PAF College Lower Topa is an all-boys military boarding school situated at Lower Topa, Murree which is located near Patriata in the Murree region of the Murree District of Pakistan. Situated on a hilltop, the institution is made up of a series of buildings. These comprise the boarding lodgings, academic blocks, hobbies section, laboratories, administration, library, hospital, etc. The other buildings consist of a mosque, a general purpose hall, an auditorium and a messing block. The public school serves as a nursery for the future leadership of the Pakistan Air Force. A new academic block has just been completed in 2017. Admission is open for all Pakistani students.

== History ==
PAF College Lower Topa was established in 1953 as RPAF Public School Lower Topa. It was renamed as PAF Public School Lower Topa. The college was closed in 1968 as per the directives of the government of Pakistan. PAF Public School Lower Topa reopened in 1998 with the induction of X and Y entries. Later on it was upgraded to PAF College Lower Topa.

==Aims and objectives==

The primary aim of PAF Public School Lower Topa is to educate and groom boys for intermediate examination of Federal Board and later on joining the Pakistan Air Force.

==School administration==

The school is run under a Principal. Additional administrative hierarchy includes a Vice Principal, an Adjutant, an Officer in-charge of the Progress Section (the Academic, Student Performance & Administration Wing), two Heads of department, Six House masters, and an equivalent number of Assistant House masters to manage the administrative matters of the school. The current School Administration is led by:

Principal: Air Vice Marshal Khalid Dabir HI(M), (Retd)

Vice-Principal: Gp Capt Sohail Mehmood

Head of Studies (HoS): Sqn Ldr Junaid Bukhari

Head of Training (HoT): Sqn Ldr Arshad Mehmood

HoD (Sciences): Sqn Ldr Farrukh Khan

HoD (Humanities): Mr. Tariq Anees

Adjutant Sqn Ldr Saima Habib

Student Command System

There are six houses namely: Aurangzeb, Babur, Iqbal, Siraj, Sir Syed and Tipu Sultan - each led by a house captain selected from the senior most entry. They are responsible for the house discipline and are answerable to the school head boy. Other school appointments include 1 College Prefect and 2 House Prefects for each house.

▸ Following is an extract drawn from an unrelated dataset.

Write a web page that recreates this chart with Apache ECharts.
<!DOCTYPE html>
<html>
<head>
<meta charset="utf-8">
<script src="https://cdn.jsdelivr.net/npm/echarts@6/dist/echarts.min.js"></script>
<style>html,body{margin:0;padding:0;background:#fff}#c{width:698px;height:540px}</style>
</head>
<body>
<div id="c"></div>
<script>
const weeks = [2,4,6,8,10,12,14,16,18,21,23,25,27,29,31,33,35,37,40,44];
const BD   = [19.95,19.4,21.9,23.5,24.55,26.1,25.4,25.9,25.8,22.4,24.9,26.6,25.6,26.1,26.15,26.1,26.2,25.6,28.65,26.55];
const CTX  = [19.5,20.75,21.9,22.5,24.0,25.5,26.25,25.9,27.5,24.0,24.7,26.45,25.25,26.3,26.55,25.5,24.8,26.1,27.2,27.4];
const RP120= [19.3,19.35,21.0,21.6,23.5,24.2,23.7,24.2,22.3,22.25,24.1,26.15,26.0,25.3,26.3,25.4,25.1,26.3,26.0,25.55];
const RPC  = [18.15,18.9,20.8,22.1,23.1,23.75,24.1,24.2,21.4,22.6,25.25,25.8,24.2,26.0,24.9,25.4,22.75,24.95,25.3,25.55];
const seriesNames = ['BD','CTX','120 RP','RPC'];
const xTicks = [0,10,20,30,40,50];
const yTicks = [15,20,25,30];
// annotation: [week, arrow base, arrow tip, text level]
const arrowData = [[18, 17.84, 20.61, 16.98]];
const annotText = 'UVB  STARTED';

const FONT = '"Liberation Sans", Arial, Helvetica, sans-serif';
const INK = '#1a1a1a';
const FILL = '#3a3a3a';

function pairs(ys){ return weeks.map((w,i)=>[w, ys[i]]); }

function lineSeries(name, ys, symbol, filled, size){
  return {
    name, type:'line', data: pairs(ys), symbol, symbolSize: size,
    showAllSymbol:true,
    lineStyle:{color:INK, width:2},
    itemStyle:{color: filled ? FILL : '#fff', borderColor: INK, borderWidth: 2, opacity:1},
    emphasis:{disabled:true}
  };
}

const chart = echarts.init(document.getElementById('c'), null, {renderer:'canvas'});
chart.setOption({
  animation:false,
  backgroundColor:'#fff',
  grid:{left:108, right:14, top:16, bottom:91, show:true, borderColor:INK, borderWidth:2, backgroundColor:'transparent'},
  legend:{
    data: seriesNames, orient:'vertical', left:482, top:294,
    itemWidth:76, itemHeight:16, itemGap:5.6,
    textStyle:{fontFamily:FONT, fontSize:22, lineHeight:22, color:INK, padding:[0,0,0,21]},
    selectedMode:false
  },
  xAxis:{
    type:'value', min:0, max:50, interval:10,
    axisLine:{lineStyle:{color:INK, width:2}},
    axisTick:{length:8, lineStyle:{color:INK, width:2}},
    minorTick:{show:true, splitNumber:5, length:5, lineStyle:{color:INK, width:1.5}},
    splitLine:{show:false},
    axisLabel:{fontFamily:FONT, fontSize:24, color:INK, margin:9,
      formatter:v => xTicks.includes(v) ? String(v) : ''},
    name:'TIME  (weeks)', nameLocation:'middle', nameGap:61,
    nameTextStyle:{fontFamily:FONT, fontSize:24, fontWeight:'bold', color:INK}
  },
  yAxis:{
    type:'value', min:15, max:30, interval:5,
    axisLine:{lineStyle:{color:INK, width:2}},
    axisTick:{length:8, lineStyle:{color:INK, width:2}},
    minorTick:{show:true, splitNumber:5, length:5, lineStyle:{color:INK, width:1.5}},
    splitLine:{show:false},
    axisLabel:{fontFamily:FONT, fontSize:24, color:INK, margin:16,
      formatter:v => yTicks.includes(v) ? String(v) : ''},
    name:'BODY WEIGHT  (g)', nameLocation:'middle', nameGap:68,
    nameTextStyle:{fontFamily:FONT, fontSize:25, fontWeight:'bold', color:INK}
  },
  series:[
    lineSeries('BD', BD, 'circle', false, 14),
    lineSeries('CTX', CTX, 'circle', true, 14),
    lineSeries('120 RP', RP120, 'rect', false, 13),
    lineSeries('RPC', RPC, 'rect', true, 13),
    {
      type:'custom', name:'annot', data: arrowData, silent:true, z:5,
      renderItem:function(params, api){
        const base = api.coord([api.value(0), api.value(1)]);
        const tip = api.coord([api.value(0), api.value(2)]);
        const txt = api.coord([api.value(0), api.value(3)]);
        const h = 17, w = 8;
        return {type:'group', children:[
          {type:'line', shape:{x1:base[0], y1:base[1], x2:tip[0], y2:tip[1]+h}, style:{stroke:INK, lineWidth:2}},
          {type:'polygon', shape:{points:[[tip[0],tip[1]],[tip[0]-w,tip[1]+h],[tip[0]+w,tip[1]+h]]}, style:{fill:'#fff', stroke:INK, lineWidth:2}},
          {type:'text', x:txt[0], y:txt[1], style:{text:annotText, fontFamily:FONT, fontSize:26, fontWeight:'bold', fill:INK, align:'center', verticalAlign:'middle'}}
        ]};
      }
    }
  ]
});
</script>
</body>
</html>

Currently AX entry is the senior most entry of the college, with Pre-Cadet Mehmish serving as College Headboy.

==Academics==
The students are prepared for the FBISE. The following subjects are taught:

(a) Secondary School Certificate Examination: English, Urdu, Islamiat, Pakistan Studies, Mathematics, Physics, Chemistry and Computer Science.
(b) Intermediate Examination (Pre-Engineering Group): English, Urdu, Islamic Studies, Pakistan Studies, Mathematics, Physics and Chemistry.
The students from Bangladesh study geography of Pakistan instead of Urdu.

Achievements

The school holds a record of maintaining highest grade point average every year since its re-induction in the FBISE.
There are also excellence and distinction badges for high achiever pre-cadets in academics.

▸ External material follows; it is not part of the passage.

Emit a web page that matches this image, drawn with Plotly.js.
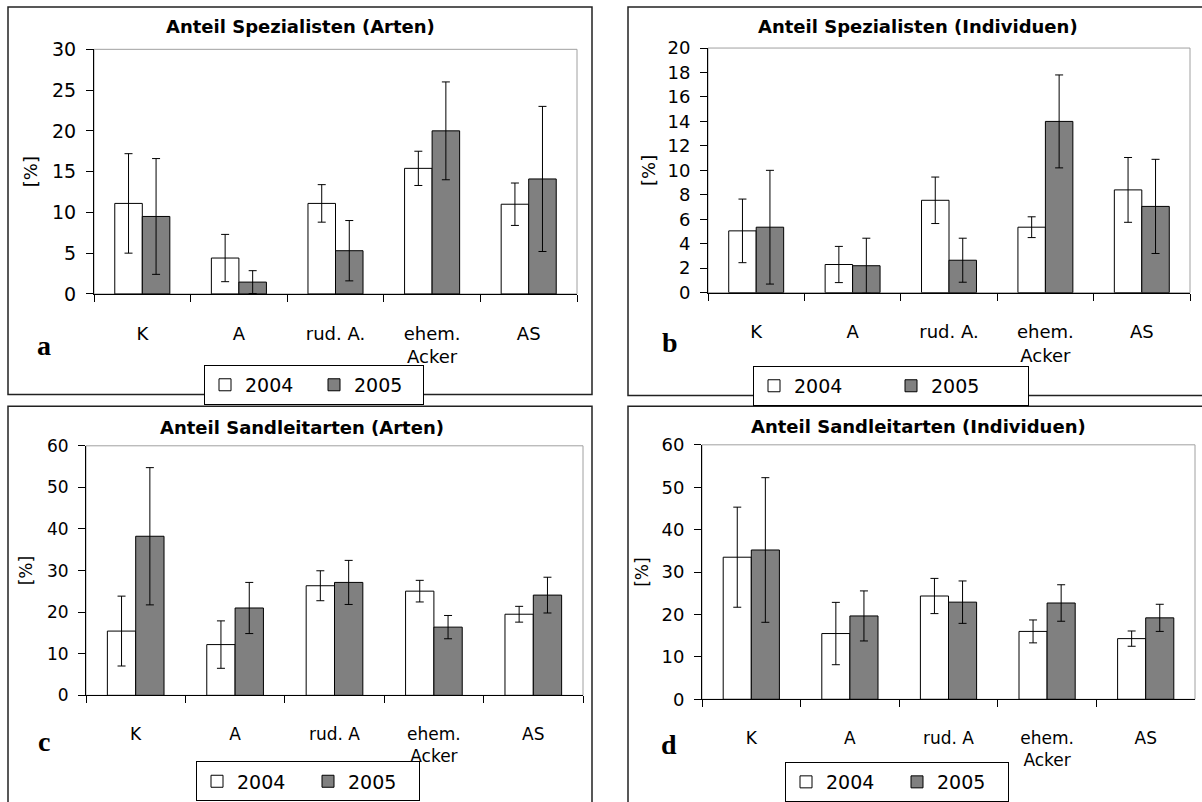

==Routine and activities==
Commemoration of National Days

All important national days such as Independence Day, Quaid-e-Azam's Birthday, Iqbal Day, Defence Day and Air Force Day are commemorated by holding meetings in which the entire student body participates.

==Notable alumni==
- Pilot Officer Rashid Minhas Nishan-e-Haider
- Lt Gen Moinuddin Haider, former Governor of Sindh, Federal Interior Minister, and Commander IV Corps, Lahore
- Air Marshal Hifazat Ullah Khan, former Vice Chief of Air Staff (VCAS), PAF
- Sadruddin Mohammad Hossain, 5th Chief of Air Staff (COAS), BAF
- AVM Khudadad Khan, former Add.DG National Accountability Bureau and former President Inter Services Selection Board Kohat
- Sikandar Raza, Pakistani-born Zimbabwean cricketer
- Air Vice Marshal Abdul Razzaq Anjum, Deputy Chief of the Air Staff (Training & Evaluation), PAF
- Lt Col Matiur Rahman, army officer and assassin of Ziaur Rahman, President of Bangladesh in 1981.